>> START
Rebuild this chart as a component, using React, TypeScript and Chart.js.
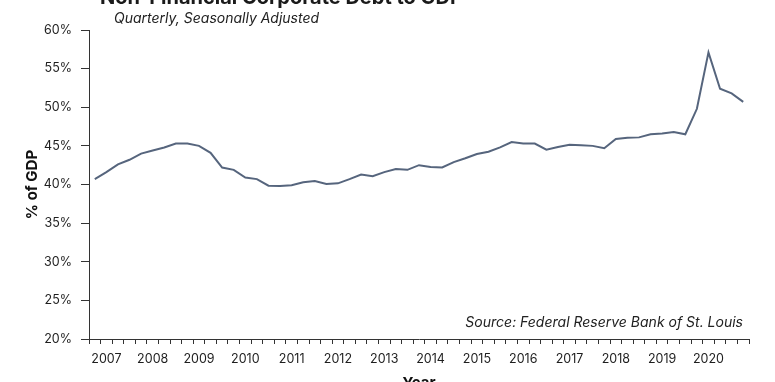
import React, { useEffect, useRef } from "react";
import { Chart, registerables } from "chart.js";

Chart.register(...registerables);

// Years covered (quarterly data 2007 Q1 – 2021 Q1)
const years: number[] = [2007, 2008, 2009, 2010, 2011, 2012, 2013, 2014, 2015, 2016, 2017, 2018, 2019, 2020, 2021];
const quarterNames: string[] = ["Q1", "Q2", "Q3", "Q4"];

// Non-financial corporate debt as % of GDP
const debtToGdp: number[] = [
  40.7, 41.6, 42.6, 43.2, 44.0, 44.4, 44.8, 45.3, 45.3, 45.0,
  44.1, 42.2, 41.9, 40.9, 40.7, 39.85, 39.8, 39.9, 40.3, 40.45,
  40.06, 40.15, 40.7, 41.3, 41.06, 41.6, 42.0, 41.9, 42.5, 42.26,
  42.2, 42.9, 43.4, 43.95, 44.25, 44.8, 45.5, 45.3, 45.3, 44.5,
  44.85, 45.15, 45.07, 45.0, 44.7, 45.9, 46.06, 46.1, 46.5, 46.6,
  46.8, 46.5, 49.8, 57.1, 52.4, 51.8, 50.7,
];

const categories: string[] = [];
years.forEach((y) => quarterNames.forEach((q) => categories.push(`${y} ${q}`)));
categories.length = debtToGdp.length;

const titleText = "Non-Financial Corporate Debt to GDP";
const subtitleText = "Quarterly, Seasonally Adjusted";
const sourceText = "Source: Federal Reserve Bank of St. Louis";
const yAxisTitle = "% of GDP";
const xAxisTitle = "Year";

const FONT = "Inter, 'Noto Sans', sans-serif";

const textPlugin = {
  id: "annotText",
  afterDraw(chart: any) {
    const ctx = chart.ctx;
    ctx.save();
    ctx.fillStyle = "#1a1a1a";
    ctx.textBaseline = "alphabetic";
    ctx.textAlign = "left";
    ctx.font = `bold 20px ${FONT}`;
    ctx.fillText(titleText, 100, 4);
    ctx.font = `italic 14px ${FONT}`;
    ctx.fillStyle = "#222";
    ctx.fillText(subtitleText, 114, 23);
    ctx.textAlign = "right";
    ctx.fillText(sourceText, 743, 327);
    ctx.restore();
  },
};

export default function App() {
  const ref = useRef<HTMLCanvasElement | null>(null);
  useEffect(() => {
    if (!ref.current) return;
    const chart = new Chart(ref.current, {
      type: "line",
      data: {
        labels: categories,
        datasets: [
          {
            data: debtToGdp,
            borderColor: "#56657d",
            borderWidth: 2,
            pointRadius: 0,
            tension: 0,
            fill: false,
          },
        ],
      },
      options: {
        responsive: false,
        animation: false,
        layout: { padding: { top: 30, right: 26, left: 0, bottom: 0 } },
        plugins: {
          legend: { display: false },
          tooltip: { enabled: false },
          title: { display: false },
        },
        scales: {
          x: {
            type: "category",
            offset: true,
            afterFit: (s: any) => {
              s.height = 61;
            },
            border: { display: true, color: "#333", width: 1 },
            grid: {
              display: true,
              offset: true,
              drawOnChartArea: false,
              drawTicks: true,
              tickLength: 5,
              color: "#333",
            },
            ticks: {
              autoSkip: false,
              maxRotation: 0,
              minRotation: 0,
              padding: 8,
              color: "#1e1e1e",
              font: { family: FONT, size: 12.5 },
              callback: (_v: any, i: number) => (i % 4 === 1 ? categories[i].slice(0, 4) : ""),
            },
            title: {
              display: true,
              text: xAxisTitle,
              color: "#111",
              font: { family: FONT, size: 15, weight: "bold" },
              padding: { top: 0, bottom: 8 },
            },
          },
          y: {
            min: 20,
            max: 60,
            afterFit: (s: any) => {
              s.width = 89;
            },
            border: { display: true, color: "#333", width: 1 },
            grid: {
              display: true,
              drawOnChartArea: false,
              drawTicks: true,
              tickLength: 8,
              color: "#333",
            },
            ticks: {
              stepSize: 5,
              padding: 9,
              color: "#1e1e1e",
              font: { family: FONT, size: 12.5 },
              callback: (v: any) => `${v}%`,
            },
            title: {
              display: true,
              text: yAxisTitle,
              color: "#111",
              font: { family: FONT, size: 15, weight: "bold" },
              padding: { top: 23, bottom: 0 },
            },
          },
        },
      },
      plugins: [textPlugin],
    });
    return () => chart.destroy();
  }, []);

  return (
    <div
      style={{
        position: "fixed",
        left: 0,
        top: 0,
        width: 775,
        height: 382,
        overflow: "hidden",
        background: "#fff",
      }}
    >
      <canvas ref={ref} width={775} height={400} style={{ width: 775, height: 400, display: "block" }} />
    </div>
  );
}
>> END
> Brief
All the lines above are to be reproduced exactly, except the pictures.

> The result
Rebuild this chart as a component, using React, TypeScript and Chart.js.
import React, { useEffect, useRef } from "react";
import { Chart, registerables } from "chart.js";

Chart.register(...registerables);

// Years covered (quarterly data 2007 Q1 – 2021 Q1)
const years: number[] = [2007, 2008, 2009, 2010, 2011, 2012, 2013, 2014, 2015, 2016, 2017, 2018, 2019, 2020, 2021];
const quarterNames: string[] = ["Q1", "Q2", "Q3", "Q4"];

// Non-financial corporate debt as % of GDP
const debtToGdp: number[] = [
  40.7, 41.6, 42.6, 43.2, 44.0, 44.4, 44.8, 45.3, 45.3, 45.0,
  44.1, 42.2, 41.9, 40.9, 40.7, 39.85, 39.8, 39.9, 40.3, 40.45,
  40.06, 40.15, 40.7, 41.3, 41.06, 41.6, 42.0, 41.9, 42.5, 42.26,
  42.2, 42.9, 43.4, 43.95, 44.25, 44.8, 45.5, 45.3, 45.3, 44.5,
  44.85, 45.15, 45.07, 45.0, 44.7, 45.9, 46.06, 46.1, 46.5, 46.6,
  46.8, 46.5, 49.8, 57.1, 52.4, 51.8, 50.7,
];

const categories: string[] = [];
years.forEach((y) => quarterNames.forEach((q) => categories.push(`${y} ${q}`)));
categories.length = debtToGdp.length;

const titleText = "Non-Financial Corporate Debt to GDP";
const subtitleText = "Quarterly, Seasonally Adjusted";
const sourceText = "Source: Federal Reserve Bank of St. Louis";
const yAxisTitle = "% of GDP";
const xAxisTitle = "Year";

const FONT = "Inter, 'Noto Sans', sans-serif";

const textPlugin = {
  id: "annotText",
  afterDraw(chart: any) {
    const ctx = chart.ctx;
    ctx.save();
    ctx.fillStyle = "#1a1a1a";
    ctx.textBaseline = "alphabetic";
    ctx.textAlign = "left";
    ctx.font = `bold 20px ${FONT}`;
    ctx.fillText(titleText, 100, 4);
    ctx.font = `italic 14px ${FONT}`;
    ctx.fillStyle = "#222";
    ctx.fillText(subtitleText, 114, 23);
    ctx.textAlign = "right";
    ctx.fillText(sourceText, 743, 327);
    ctx.restore();
  },
};

export default function App() {
  const ref = useRef<HTMLCanvasElement | null>(null);
  useEffect(() => {
    if (!ref.current) return;
    const chart = new Chart(ref.current, {
      type: "line",
      data: {
        labels: categories,
        datasets: [
          {
            data: debtToGdp,
            borderColor: "#56657d",
            borderWidth: 2,
            pointRadius: 0,
            tension: 0,
            fill: false,
          },
        ],
      },
      options: {
        responsive: false,
        animation: false,
        layout: { padding: { top: 30, right: 26, left: 0, bottom: 0 } },
        plugins: {
          legend: { display: false },
          tooltip: { enabled: false },
          title: { display: false },
        },
        scales: {
          x: {
            type: "category",
            offset: true,
            afterFit: (s: any) => {
              s.height = 61;
            },
            border: { display: true, color: "#333", width: 1 },
            grid: {
              display: true,
              offset: true,
              drawOnChartArea: false,
              drawTicks: true,
              tickLength: 5,
              color: "#333",
            },
            ticks: {
              autoSkip: false,
              maxRotation: 0,
              minRotation: 0,
              padding: 8,
              color: "#1e1e1e",
              font: { family: FONT, size: 12.5 },
              callback: (_v: any, i: number) => (i % 4 === 1 ? categories[i].slice(0, 4) : ""),
            },
            title: {
              display: true,
              text: xAxisTitle,
              color: "#111",
              font: { family: FONT, size: 15, weight: "bold" },
              padding: { top: 0, bottom: 8 },
            },
          },
          y: {
            min: 20,
            max: 60,
            afterFit: (s: any) => {
              s.width = 89;
            },
            border: { display: true, color: "#333", width: 1 },
            grid: {
              display: true,
              drawOnChartArea: false,
              drawTicks: true,
              tickLength: 8,
              color: "#333",
            },
            ticks: {
              stepSize: 5,
              padding: 9,
              color: "#1e1e1e",
              font: { family: FONT, size: 12.5 },
              callback: (v: any) => `${v}%`,
            },
            title: {
              display: true,
              text: yAxisTitle,
              color: "#111",
              font: { family: FONT, size: 15, weight: "bold" },
              padding: { top: 23, bottom: 0 },
            },
          },
        },
      },
      plugins: [textPlugin],
    });
    return () => chart.destroy();
  }, []);

  return (
    <div
      style={{
        position: "fixed",
        left: 0,
        top: 0,
        width: 775,
        height: 382,
        overflow: "hidden",
        background: "#fff",
      }}
    >
      <canvas ref={ref} width={775} height={400} style={{ width: 775, height: 400, display: "block" }} />
    </div>
  );
}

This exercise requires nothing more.